--- begin ---
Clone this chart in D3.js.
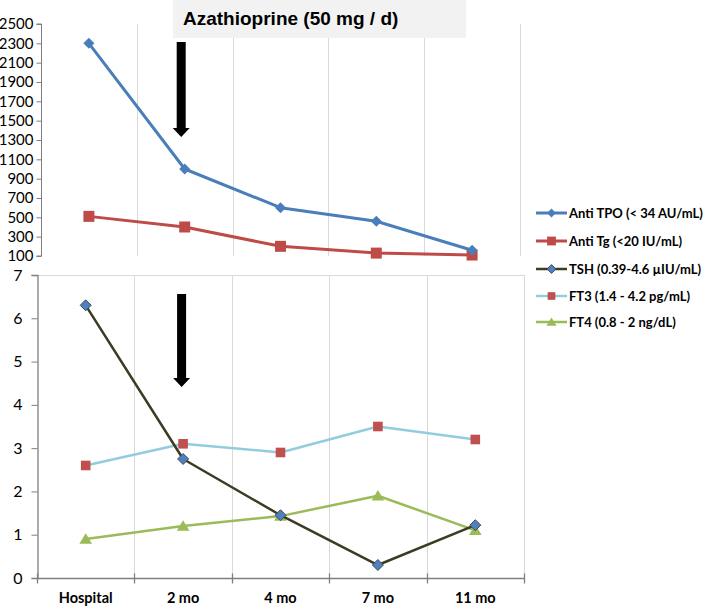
<!DOCTYPE html>
<html><head><meta charset="utf-8">
<script src="https://cdn.jsdelivr.net/npm/d3@7"></script>
<style>body{margin:0;background:#fff}svg{display:block}</style>
</head><body>
<svg id="c" width="709" height="609"></svg>
<script>
const categories = ["Hospital","2 mo","4 mo","7 mo","11 mo"];
const antiTPO = [2300,1000,600,460,160];
const antiTg = [510,400,200,130,110];
const tsh = [6.3,2.75,1.45,0.3,1.22];
const ft3 = [2.6,3.1,2.9,3.5,3.2];
const ft4 = [0.9,1.2,1.43,1.9,1.1];
const topTicks = [100,300,500,700,900,1100,1300,1500,1700,1900,2100,2300,2500];
const bottomTicks = [0,1,2,3,4,5,6,7];
const title = "Azathioprine (50 mg / d)";
const arrowCategory = "2 mo";

const svg = d3.select("#c");
const font = "Lato, 'Open Sans', sans-serif";
const grid = "#d9d9d9", axisCol = "#7f7f7f";

const xTop = d3.scaleBand().domain(categories).range([41,520]);
const yTop = d3.scaleLinear().domain([100,2500]).range([256,24]);
const xBot = d3.scaleBand().domain(categories).range([37,524]);
const yBot = d3.scaleLinear().domain([0,7]).range([578,275]);

const gTop = svg.append("g");
categories.forEach(c=>{
  const x = Math.round(xTop(c)+xTop.bandwidth())+0.5;
  gTop.append("line").attr("x1",x).attr("x2",x).attr("y1",yTop(2500)).attr("y2",yTop(100)).attr("stroke",grid);
});
const gBot = svg.append("g");
categories.forEach(c=>{
  const x = Math.round(xBot(c)+xBot.bandwidth())+0.5;
  gBot.append("line").attr("x1",x).attr("x2",x).attr("y1",yBot(7)).attr("y2",yBot(0)).attr("stroke",grid);
});
gBot.append("line").attr("x1",xBot.range()[0]).attr("x2",xBot.range()[1]).attr("y1",Math.round(yBot(7))+0.5).attr("y2",Math.round(yBot(7))+0.5).attr("stroke",grid);

svg.append("rect").attr("x",173).attr("y",0).attr("width",293).attr("height",38).attr("fill","#f2f2f2");
svg.append("text").attr("x",183).attr("y",25).attr("font-family","'Liberation Sans', Arial, sans-serif")
  .attr("font-weight","bold").attr("font-size",19).attr("fill","#000").text(title);

const axTop = svg.append("g").attr("transform","translate(41.5,0)")
  .call(d3.axisLeft(yTop).tickValues(topTicks).tickSize(5).tickPadding(3).tickFormat(d3.format("d")));
axTop.select(".domain").attr("stroke",axisCol).attr("d",`M-5,${yTop(2500)}H0V${yTop(100)}H-5`);
axTop.selectAll(".tick line").attr("stroke",axisCol);
axTop.selectAll(".tick text").attr("font-family",font).attr("font-size",15).attr("fill","#000");

const axBotY = svg.append("g").attr("transform","translate(37.5,0)")
  .call(d3.axisLeft(yBot).tickValues(bottomTicks).tickSize(6).tickPadding(9).tickFormat(d3.format("d")));
axBotY.select(".domain").attr("stroke",axisCol).attr("stroke-width",1.3);
axBotY.selectAll(".tick line").attr("stroke",axisCol);
axBotY.selectAll(".tick text").attr("font-family",font).attr("font-size",16).attr("fill","#000");

const axBotX = svg.append("g").attr("transform",`translate(0,${Math.round(yBot(0))+0.5})`);
axBotX.append("line").attr("x1",xBot.range()[0]).attr("x2",xBot.range()[1]).attr("stroke",axisCol).attr("stroke-width",1.3);
const bounds = [xBot(categories[0])].concat(categories.map(c=>xBot(c)+xBot.bandwidth()));
bounds.forEach(b=>{
  const x = Math.round(b)+0.5;
  axBotX.append("line").attr("x1",x).attr("x2",x).attr("y1",-5).attr("y2",5).attr("stroke",axisCol).attr("stroke-width",1.3);
});
categories.forEach(c=>{
  axBotX.append("text").attr("x",xBot(c)+xBot.bandwidth()/2).attr("y",24).attr("text-anchor","middle")
    .attr("font-family",font).attr("font-weight","bold").attr("font-size",14.5).attr("fill","#000").text(c);
});

function arrow(x, y0, y1) {
  const sw = 4.5, hw = 8.5, hh = 9;
  svg.append("path").attr("d",
    `M${x-sw},${y0}H${x+sw}V${y1-hh}H${x+hw}L${x},${y1}L${x-hw},${y1-hh}H${x-sw}Z`).attr("fill","#000");
}
arrow(xTop(arrowCategory)+xTop.bandwidth()/2-3.5, 42, 137);
arrow(xBot(arrowCategory)+xBot.bandwidth()/2-1.5, 294, 387);

function markerPath(type, r) {
  if (type==="diamond") return `M0,${-r}L${r},0L0,${r}L${-r},0Z`;
  if (type==="square") return `M${-r},${-r}H${r}V${r}H${-r}Z`;
  return `M0,${-r*1.05}L${r*1.15},${r*0.85}H${-r*1.15}Z`;
}
function series(vals, x, y, it) {
  const line = d3.line().x((d,i)=>x(categories[i])+x.bandwidth()/2).y(d=>y(d));
  svg.append("path").datum(vals).attr("d",line).attr("fill","none").attr("stroke",it.line).attr("stroke-width",it.lw).attr("stroke-linejoin","round");
  svg.append("g").selectAll("path").data(vals).join("path")
    .attr("transform",(d,i)=>`translate(${x(categories[i])+x.bandwidth()/2},${y(d)})`)
    .attr("d",markerPath(it.marker,it.r)).attr("fill",it.fill).attr("stroke",it.stroke).attr("stroke-width",it.stroke==="none"?0:1);
}
const legendItems = [
  {name:"Anti TPO (< 34 AU/mL)", line:"#4a7ebb", lw:3, marker:"diamond", fill:"#4a7ebb", stroke:"none", r:5.5},
  {name:"Anti Tg (<20 IU/mL)", line:"#be4b48", lw:3, marker:"square", fill:"#be4b48", stroke:"none", r:5.5},
  {name:"TSH (0.39-4.6 µIU/mL)", line:"#3d3b22", lw:2.5, marker:"diamond", fill:"#4f81bd", stroke:"#3d4a5c", r:5.5},
  {name:"FT3 (1.4 - 4.2 pg/mL)", line:"#93cddd", lw:2.5, marker:"square", fill:"#c0504d", stroke:"none", r:4.8},
  {name:"FT4 (0.8 - 2 ng/dL)", line:"#9bbb59", lw:2.5, marker:"triangle", fill:"#9bbb59", stroke:"none", r:5.5}
];
series(antiTg, xTop, yTop, legendItems[1]);
series(antiTPO, xTop, yTop, legendItems[0]);
series(ft4, xBot, yBot, legendItems[4]);
series(ft3, xBot, yBot, legendItems[3]);
series(tsh, xBot, yBot, legendItems[2]);

const legendY = [213,241,269,296,322];
const lg = svg.append("g");
legendItems.forEach((it,i)=>{
  const y = legendY[i];
  lg.append("line").attr("x1",536).attr("x2",567).attr("y1",y).attr("y2",y).attr("stroke",it.line).attr("stroke-width",it.lw);
  lg.append("path").attr("transform",`translate(551.5,${y})`).attr("d",markerPath(it.marker,it.r*0.8))
    .attr("fill",it.fill).attr("stroke",it.stroke).attr("stroke-width",it.stroke==="none"?0:1);
  lg.append("text").attr("x",569).attr("y",y+4.5).attr("font-family",font).attr("font-weight","bold")
    .attr("font-size",13).attr("fill","#000").text(it.name);
});
</script>
</body></html>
--- end ---
Copy the listing in full and without alteration, omitting every picture.

Task output:
Clone this chart in D3.js.
<!DOCTYPE html>
<html><head><meta charset="utf-8">
<script src="https://cdn.jsdelivr.net/npm/d3@7"></script>
<style>body{margin:0;background:#fff}svg{display:block}</style>
</head><body>
<svg id="c" width="709" height="609"></svg>
<script>
const categories = ["Hospital","2 mo","4 mo","7 mo","11 mo"];
const antiTPO = [2300,1000,600,460,160];
const antiTg = [510,400,200,130,110];
const tsh = [6.3,2.75,1.45,0.3,1.22];
const ft3 = [2.6,3.1,2.9,3.5,3.2];
const ft4 = [0.9,1.2,1.43,1.9,1.1];
const topTicks = [100,300,500,700,900,1100,1300,1500,1700,1900,2100,2300,2500];
const bottomTicks = [0,1,2,3,4,5,6,7];
const title = "Azathioprine (50 mg / d)";
const arrowCategory = "2 mo";

const svg = d3.select("#c");
const font = "Lato, 'Open Sans', sans-serif";
const grid = "#d9d9d9", axisCol = "#7f7f7f";

const xTop = d3.scaleBand().domain(categories).range([41,520]);
const yTop = d3.scaleLinear().domain([100,2500]).range([256,24]);
const xBot = d3.scaleBand().domain(categories).range([37,524]);
const yBot = d3.scaleLinear().domain([0,7]).range([578,275]);

const gTop = svg.append("g");
categories.forEach(c=>{
  const x = Math.round(xTop(c)+xTop.bandwidth())+0.5;
  gTop.append("line").attr("x1",x).attr("x2",x).attr("y1",yTop(2500)).attr("y2",yTop(100)).attr("stroke",grid);
});
const gBot = svg.append("g");
categories.forEach(c=>{
  const x = Math.round(xBot(c)+xBot.bandwidth())+0.5;
  gBot.append("line").attr("x1",x).attr("x2",x).attr("y1",yBot(7)).attr("y2",yBot(0)).attr("stroke",grid);
});
gBot.append("line").attr("x1",xBot.range()[0]).attr("x2",xBot.range()[1]).attr("y1",Math.round(yBot(7))+0.5).attr("y2",Math.round(yBot(7))+0.5).attr("stroke",grid);

svg.append("rect").attr("x",173).attr("y",0).attr("width",293).attr("height",38).attr("fill","#f2f2f2");
svg.append("text").attr("x",183).attr("y",25).attr("font-family","'Liberation Sans', Arial, sans-serif")
  .attr("font-weight","bold").attr("font-size",19).attr("fill","#000").text(title);

const axTop = svg.append("g").attr("transform","translate(41.5,0)")
  .call(d3.axisLeft(yTop).tickValues(topTicks).tickSize(5).tickPadding(3).tickFormat(d3.format("d")));
axTop.select(".domain").attr("stroke",axisCol).attr("d",`M-5,${yTop(2500)}H0V${yTop(100)}H-5`);
axTop.selectAll(".tick line").attr("stroke",axisCol);
axTop.selectAll(".tick text").attr("font-family",font).attr("font-size",15).attr("fill","#000");

const axBotY = svg.append("g").attr("transform","translate(37.5,0)")
  .call(d3.axisLeft(yBot).tickValues(bottomTicks).tickSize(6).tickPadding(9).tickFormat(d3.format("d")));
axBotY.select(".domain").attr("stroke",axisCol).attr("stroke-width",1.3);
axBotY.selectAll(".tick line").attr("stroke",axisCol);
axBotY.selectAll(".tick text").attr("font-family",font).attr("font-size",16).attr("fill","#000");

const axBotX = svg.append("g").attr("transform",`translate(0,${Math.round(yBot(0))+0.5})`);
axBotX.append("line").attr("x1",xBot.range()[0]).attr("x2",xBot.range()[1]).attr("stroke",axisCol).attr("stroke-width",1.3);
const bounds = [xBot(categories[0])].concat(categories.map(c=>xBot(c)+xBot.bandwidth()));
bounds.forEach(b=>{
  const x = Math.round(b)+0.5;
  axBotX.append("line").attr("x1",x).attr("x2",x).attr("y1",-5).attr("y2",5).attr("stroke",axisCol).attr("stroke-width",1.3);
});
categories.forEach(c=>{
  axBotX.append("text").attr("x",xBot(c)+xBot.bandwidth()/2).attr("y",24).attr("text-anchor","middle")
    .attr("font-family",font).attr("font-weight","bold").attr("font-size",14.5).attr("fill","#000").text(c);
});

function arrow(x, y0, y1) {
  const sw = 4.5, hw = 8.5, hh = 9;
  svg.append("path").attr("d",
    `M${x-sw},${y0}H${x+sw}V${y1-hh}H${x+hw}L${x},${y1}L${x-hw},${y1-hh}H${x-sw}Z`).attr("fill","#000");
}
arrow(xTop(arrowCategory)+xTop.bandwidth()/2-3.5, 42, 137);
arrow(xBot(arrowCategory)+xBot.bandwidth()/2-1.5, 294, 387);

function markerPath(type, r) {
  if (type==="diamond") return `M0,${-r}L${r},0L0,${r}L${-r},0Z`;
  if (type==="square") return `M${-r},${-r}H${r}V${r}H${-r}Z`;
  return `M0,${-r*1.05}L${r*1.15},${r*0.85}H${-r*1.15}Z`;
}
function series(vals, x, y, it) {
  const line = d3.line().x((d,i)=>x(categories[i])+x.bandwidth()/2).y(d=>y(d));
  svg.append("path").datum(vals).attr("d",line).attr("fill","none").attr("stroke",it.line).attr("stroke-width",it.lw).attr("stroke-linejoin","round");
  svg.append("g").selectAll("path").data(vals).join("path")
    .attr("transform",(d,i)=>`translate(${x(categories[i])+x.bandwidth()/2},${y(d)})`)
    .attr("d",markerPath(it.marker,it.r)).attr("fill",it.fill).attr("stroke",it.stroke).attr("stroke-width",it.stroke==="none"?0:1);
}
const legendItems = [
  {name:"Anti TPO (< 34 AU/mL)", line:"#4a7ebb", lw:3, marker:"diamond", fill:"#4a7ebb", stroke:"none", r:5.5},
  {name:"Anti Tg (<20 IU/mL)", line:"#be4b48", lw:3, marker:"square", fill:"#be4b48", stroke:"none", r:5.5},
  {name:"TSH (0.39-4.6 µIU/mL)", line:"#3d3b22", lw:2.5, marker:"diamond", fill:"#4f81bd", stroke:"#3d4a5c", r:5.5},
  {name:"FT3 (1.4 - 4.2 pg/mL)", line:"#93cddd", lw:2.5, marker:"square", fill:"#c0504d", stroke:"none", r:4.8},
  {name:"FT4 (0.8 - 2 ng/dL)", line:"#9bbb59", lw:2.5, marker:"triangle", fill:"#9bbb59", stroke:"none", r:5.5}
];
series(antiTg, xTop, yTop, legendItems[1]);
series(antiTPO, xTop, yTop, legendItems[0]);
series(ft4, xBot, yBot, legendItems[4]);
series(ft3, xBot, yBot, legendItems[3]);
series(tsh, xBot, yBot, legendItems[2]);

const legendY = [213,241,269,296,322];
const lg = svg.append("g");
legendItems.forEach((it,i)=>{
  const y = legendY[i];
  lg.append("line").attr("x1",536).attr("x2",567).attr("y1",y).attr("y2",y).attr("stroke",it.line).attr("stroke-width",it.lw);
  lg.append("path").attr("transform",`translate(551.5,${y})`).attr("d",markerPath(it.marker,it.r*0.8))
    .attr("fill",it.fill).attr("stroke",it.stroke).attr("stroke-width",it.stroke==="none"?0:1);
  lg.append("text").attr("x",569).attr("y",y+4.5).attr("font-family",font).attr("font-weight","bold")
    .attr("font-size",13).attr("fill","#000").text(it.name);
});
</script>
</body></html>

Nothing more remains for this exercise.